If it is marginal, I would probably take the guaranteed inflation beating return and not worry too much about clearing the mortgage. The advantage of taking the renewal is that in a few more years you are likely to be offered another renewal. A guaranteed inflation hedge is something that the average man on the street, who doesn't already have one of these accounts, can't buy. The renewal deal offered, to maintain your principal in real terms, is a perk no longer being offered to new savers by the government or anyone on the high street.

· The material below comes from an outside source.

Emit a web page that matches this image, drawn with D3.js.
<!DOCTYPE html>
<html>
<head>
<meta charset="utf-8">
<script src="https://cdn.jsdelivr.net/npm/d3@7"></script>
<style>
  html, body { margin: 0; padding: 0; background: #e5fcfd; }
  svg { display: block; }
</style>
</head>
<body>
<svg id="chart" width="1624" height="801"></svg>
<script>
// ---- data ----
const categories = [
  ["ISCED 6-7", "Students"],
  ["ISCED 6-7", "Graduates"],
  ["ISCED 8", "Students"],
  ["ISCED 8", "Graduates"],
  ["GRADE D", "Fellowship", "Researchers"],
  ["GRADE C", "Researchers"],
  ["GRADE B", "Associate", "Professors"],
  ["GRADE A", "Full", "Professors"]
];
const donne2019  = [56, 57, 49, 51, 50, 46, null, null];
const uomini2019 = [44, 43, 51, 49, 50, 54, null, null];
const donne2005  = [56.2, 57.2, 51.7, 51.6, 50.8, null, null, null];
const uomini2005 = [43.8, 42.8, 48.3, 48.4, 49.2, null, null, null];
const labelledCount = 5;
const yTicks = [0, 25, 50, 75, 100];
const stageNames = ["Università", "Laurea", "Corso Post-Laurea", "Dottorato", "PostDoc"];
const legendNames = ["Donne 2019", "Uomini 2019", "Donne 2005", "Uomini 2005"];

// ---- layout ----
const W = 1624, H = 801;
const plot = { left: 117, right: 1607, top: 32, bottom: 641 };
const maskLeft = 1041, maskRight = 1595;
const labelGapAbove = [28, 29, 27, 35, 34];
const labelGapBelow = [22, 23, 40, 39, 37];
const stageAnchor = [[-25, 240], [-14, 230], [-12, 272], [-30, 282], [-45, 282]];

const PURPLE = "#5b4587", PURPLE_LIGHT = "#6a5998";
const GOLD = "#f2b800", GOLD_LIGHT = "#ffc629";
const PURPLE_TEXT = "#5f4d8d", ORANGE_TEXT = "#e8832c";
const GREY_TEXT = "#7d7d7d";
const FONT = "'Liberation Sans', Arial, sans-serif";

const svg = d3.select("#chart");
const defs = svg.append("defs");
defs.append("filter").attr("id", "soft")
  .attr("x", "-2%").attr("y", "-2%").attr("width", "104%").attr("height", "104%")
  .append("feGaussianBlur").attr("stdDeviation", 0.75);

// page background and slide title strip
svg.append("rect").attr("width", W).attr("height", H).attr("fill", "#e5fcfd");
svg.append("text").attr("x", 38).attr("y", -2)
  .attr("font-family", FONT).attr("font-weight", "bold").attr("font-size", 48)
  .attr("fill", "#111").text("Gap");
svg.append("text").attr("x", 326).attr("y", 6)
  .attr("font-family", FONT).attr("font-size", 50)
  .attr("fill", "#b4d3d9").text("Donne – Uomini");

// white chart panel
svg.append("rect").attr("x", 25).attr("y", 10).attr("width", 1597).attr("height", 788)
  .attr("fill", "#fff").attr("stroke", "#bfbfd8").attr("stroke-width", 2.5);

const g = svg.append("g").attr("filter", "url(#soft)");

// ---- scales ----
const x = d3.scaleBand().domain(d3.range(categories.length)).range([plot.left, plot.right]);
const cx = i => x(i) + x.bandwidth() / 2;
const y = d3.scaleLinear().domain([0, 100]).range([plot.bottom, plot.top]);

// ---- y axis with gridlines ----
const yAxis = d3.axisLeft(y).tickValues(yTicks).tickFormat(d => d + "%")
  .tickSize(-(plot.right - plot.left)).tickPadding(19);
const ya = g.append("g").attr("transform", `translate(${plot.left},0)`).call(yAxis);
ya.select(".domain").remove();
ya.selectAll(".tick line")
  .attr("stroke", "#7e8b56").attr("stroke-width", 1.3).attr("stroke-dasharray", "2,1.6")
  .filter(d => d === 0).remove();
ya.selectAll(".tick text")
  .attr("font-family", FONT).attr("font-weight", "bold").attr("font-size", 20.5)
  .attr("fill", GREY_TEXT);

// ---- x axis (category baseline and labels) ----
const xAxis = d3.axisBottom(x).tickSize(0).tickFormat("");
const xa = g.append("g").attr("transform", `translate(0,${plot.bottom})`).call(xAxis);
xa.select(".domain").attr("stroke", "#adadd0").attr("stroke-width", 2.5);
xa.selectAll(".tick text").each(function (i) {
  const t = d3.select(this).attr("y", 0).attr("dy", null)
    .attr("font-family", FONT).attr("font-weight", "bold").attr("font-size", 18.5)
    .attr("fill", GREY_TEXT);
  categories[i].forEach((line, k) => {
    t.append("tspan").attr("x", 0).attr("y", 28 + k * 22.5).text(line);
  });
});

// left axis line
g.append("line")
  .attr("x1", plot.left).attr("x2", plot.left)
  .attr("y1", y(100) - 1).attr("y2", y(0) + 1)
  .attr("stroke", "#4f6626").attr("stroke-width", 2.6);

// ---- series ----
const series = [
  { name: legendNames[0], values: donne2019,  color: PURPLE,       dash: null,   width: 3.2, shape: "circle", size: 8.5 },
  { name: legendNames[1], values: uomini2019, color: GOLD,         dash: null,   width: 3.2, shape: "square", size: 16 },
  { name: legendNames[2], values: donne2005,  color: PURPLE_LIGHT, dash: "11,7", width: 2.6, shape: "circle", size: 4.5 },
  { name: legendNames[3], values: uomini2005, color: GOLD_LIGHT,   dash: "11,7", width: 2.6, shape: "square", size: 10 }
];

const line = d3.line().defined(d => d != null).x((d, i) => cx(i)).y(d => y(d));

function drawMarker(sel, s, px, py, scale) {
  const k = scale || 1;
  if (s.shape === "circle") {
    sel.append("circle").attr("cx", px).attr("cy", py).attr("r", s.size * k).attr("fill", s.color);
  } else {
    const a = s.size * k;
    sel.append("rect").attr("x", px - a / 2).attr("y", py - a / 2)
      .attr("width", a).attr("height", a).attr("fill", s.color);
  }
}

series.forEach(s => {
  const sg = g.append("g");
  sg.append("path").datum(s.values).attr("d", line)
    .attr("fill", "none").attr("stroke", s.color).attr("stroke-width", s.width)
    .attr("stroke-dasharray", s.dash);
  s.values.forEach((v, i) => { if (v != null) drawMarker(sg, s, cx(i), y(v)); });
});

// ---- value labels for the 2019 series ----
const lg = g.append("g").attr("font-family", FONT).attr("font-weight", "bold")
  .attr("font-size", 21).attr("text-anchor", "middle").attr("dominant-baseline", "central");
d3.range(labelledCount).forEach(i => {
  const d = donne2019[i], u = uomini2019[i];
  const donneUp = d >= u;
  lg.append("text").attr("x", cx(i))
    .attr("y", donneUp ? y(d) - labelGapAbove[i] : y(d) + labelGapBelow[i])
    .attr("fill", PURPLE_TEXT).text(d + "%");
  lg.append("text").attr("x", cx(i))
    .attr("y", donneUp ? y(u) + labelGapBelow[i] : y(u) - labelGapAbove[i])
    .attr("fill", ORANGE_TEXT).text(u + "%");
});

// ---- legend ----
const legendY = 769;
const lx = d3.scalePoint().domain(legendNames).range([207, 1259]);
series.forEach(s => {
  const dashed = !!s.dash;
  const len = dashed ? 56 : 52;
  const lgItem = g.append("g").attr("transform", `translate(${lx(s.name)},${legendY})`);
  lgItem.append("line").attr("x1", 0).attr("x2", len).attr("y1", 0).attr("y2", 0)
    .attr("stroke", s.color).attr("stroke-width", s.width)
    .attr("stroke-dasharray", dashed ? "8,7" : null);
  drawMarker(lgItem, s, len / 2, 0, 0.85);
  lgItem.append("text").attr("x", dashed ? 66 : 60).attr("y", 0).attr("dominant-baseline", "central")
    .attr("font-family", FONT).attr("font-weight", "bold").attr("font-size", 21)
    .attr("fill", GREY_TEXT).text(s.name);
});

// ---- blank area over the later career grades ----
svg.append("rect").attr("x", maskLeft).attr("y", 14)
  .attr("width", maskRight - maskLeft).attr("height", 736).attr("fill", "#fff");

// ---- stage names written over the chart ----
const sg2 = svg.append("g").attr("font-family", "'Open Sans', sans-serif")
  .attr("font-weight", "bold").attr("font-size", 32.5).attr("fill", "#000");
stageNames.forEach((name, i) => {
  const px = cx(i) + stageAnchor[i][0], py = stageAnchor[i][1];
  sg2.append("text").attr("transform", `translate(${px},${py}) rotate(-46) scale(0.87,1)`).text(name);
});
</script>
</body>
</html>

With getting on for 90% equity in your BTL you have a pretty sound business there; if it were me I wouldn't make myself less competitive (compared to rival landlords) by throwing away my tax-efficient gearing. But everyone has a different appetite for risk and you might genuinely prefer to own the property for some psychological reason rather than have a bit of easily-covered debt on it.0 -
bowlhead99 wrote: »The economics are different with BTL though, because the interest cost of financing the property will reduce the net income on which you pay tax.

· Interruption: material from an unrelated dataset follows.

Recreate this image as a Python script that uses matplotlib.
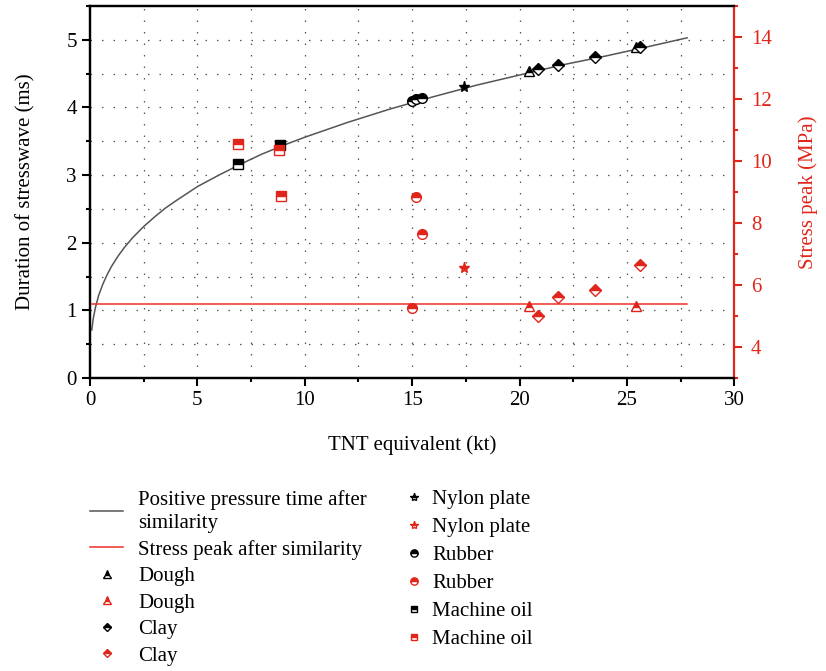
import matplotlib
matplotlib.use('Agg')
import matplotlib.pyplot as plt
from matplotlib.ticker import MultipleLocator

plt.rcParams['font.family'] = ['Liberation Serif', 'DejaVu Serif']

# fitted curve (positive pressure time after similarity)
curve_x = [0.08, 0.15, 0.25, 0.4, 0.6, 0.8, 1.0, 1.3, 1.6, 2.0, 2.5, 3.0, 3.5, 4.0, 5.0,
           6.0, 7.0, 8.0, 9.0, 10, 12, 14, 16, 18, 20, 22, 24, 26, 27.8]
curve_y = [0.71, 0.88, 1.04, 1.22, 1.39, 1.53, 1.65, 1.80, 1.93, 2.08, 2.24, 2.38, 2.51,
           2.62, 2.83, 3.00, 3.16, 3.31, 3.44, 3.56, 3.78, 3.98, 4.16, 4.33, 4.48,
           4.63, 4.76, 4.90, 5.03]

# stress peak after similarity (MPa), horizontal line
stress_line_x = [0.1, 27.8]
stress_line_y = [5.4, 5.4]

# duration of stress wave (ms), black markers
dough_x = [20.46, 25.4]
dough_dur = [4.54, 4.90]
clay_x = [20.88, 21.8, 23.5, 25.6]
clay_dur = [4.57, 4.63, 4.75, 4.90]
nylon_x = [17.4]
nylon_dur = [4.31]
rubber_x = [14.98, 15.17, 15.48]
rubber_dur = [4.10, 4.12, 4.14]
oil_x = [6.88, 8.85]
oil_dur = [3.17, 3.44]

# stress peak (MPa), red markers
dough_peak = [5.33, 5.33]
clay_peak = [5.01, 5.60, 5.84, 6.64]
nylon_peak = [6.56]
rubber_peak = [5.27, 8.84, 7.64]
oil_x_red = [6.88, 8.80, 8.88]
oil_peak = [10.55, 10.37, 8.87]

RED = '#e0261b'

fig = plt.figure(figsize=(8.26, 6.71), dpi=100)
ax = fig.add_axes([0.109, 0.4367, 0.78, 0.5543])
ax2 = ax.twinx()

grid_kw = dict(color='#555555', linestyle=(0, (1.2, 8)), linewidth=0.9)
for v in [2.5 * i for i in range(1, 12)]:
    ax.axvline(v, **grid_kw, zorder=0)
for v in [0.5 * i for i in range(1, 11)]:
    ax.axhline(v, **grid_kw, zorder=0)

line_black, = ax.plot(curve_x, curve_y, color='#555555', lw=1.1,
                      label='Positive pressure time after\nsimilarity')
line_red, = ax2.plot(stress_line_x, stress_line_y, color='#f0302a', lw=1.1,
                     label='Stress peak after similarity')

def mk(axis, x, y, marker, color, size, label):
    h, = axis.plot(x, y, ls='none', marker=marker, ms=size, color=color,
                   markerfacecolor=color, markerfacecoloralt='white',
                   markeredgecolor=color, fillstyle='top', markeredgewidth=1.0,
                   label=label, zorder=5)
    return h

h_dough_b = mk(ax, dough_x, dough_dur, '^', 'black', 7, 'Dough')
h_dough_r = mk(ax2, dough_x, dough_peak, '^', RED, 7, 'Dough')
h_clay_b = mk(ax, clay_x, clay_dur, 'D', 'black', 6, 'Clay')
h_clay_r = mk(ax2, clay_x, clay_peak, 'D', RED, 6, 'Clay')
h_nylon_b = mk(ax, nylon_x, nylon_dur, '*', 'black', 8, 'Nylon plate')
h_nylon_r = mk(ax2, nylon_x, nylon_peak, '*', RED, 8, 'Nylon plate')
h_rub_b = mk(ax, rubber_x, rubber_dur, 'o', 'black', 7, 'Rubber')
h_rub_r = mk(ax2, rubber_x, rubber_peak, 'o', RED, 7, 'Rubber')
h_oil_b = mk(ax, oil_x, oil_dur, 's', 'black', 6.5, 'Machine oil')
h_oil_r = mk(ax2, oil_x_red, oil_peak, 's', RED, 6.5, 'Machine oil')

ax.set_xlim(0, 30)
ax.set_ylim(0, 5.5)
ax2.set_ylim(3, 15)
ax.xaxis.set_major_locator(MultipleLocator(5))
ax.xaxis.set_minor_locator(MultipleLocator(2.5))
ax.yaxis.set_major_locator(MultipleLocator(1))
ax.yaxis.set_minor_locator(MultipleLocator(0.5))
ax2.yaxis.set_major_locator(MultipleLocator(2))
ax2.yaxis.set_minor_locator(MultipleLocator(1))

ax.tick_params(which='both', direction='out', labelsize=15, width=1.5, top=False)
ax.tick_params(which='major', length=6)
ax.tick_params(which='minor', length=3)
ax2.tick_params(which='both', direction='out', colors=RED, labelsize=15, width=1.5)
ax2.tick_params(which='major', length=6, pad=6)
ax2.tick_params(which='minor', length=3)

for s in ['left', 'bottom', 'top']:
    ax.spines[s].set_linewidth(1.6)
    ax2.spines[s].set_linewidth(1.6)
ax2.spines['right'].set_color(RED)
ax2.spines['right'].set_linewidth(1.6)
ax.spines['right'].set_visible(False)

ax.set_xlabel('TNT equivalent (kt)', fontsize=15, labelpad=18)
ax.set_ylabel('Duration of stresswave (ms)', fontsize=15, labelpad=22)
ax2.set_ylabel('Stress peak (MPa)', fontsize=15, color=RED, labelpad=19)

# two legend columns, drawn as two frameless legends
col1 = [line_black, line_red, h_dough_b, h_dough_r, h_clay_b, h_clay_r]
col2 = [h_nylon_b, h_nylon_r, h_rub_b, h_rub_r, h_oil_b, h_oil_r]
leg1 = fig.legend(handles=col1, labels=[h.get_label() for h in col1],
                  loc='upper left', bbox_to_anchor=(0.109, 0.270),
                  frameon=False, fontsize=15, handlelength=1.6, handletextpad=0.7,
                  borderpad=0, borderaxespad=0, labelspacing=0.33, markerscale=0.75)
leg1.get_texts()[0].set_linespacing(1.3)
leg2 = fig.legend(handles=col2, labels=[h.get_label() for h in col2],
                  loc='upper left', bbox_to_anchor=(401.5 / 826, 0.270),
                  frameon=False, fontsize=15, handlelength=1.2, handletextpad=0.26,
                  borderpad=0, borderaxespad=0, labelspacing=0.4, markerscale=0.75)

fig.savefig('out.png', dpi=100)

Thanks for that, I've been trying to think the tax implications through but as it's all so marginal I can't really see a strong case either way (I think it works out something like £300 extra tax to pay per year if I were to clear the mortgage right now - I'm a lower rate tax payer).
The mortgage will be cleared in 4 years anyway by my normal repayments, so I'll lose the tax benefit then anyway.
I had decided to cash in, now I'm not so sure! Maybe I will take part of the cash out and roll the rest over for 3 years.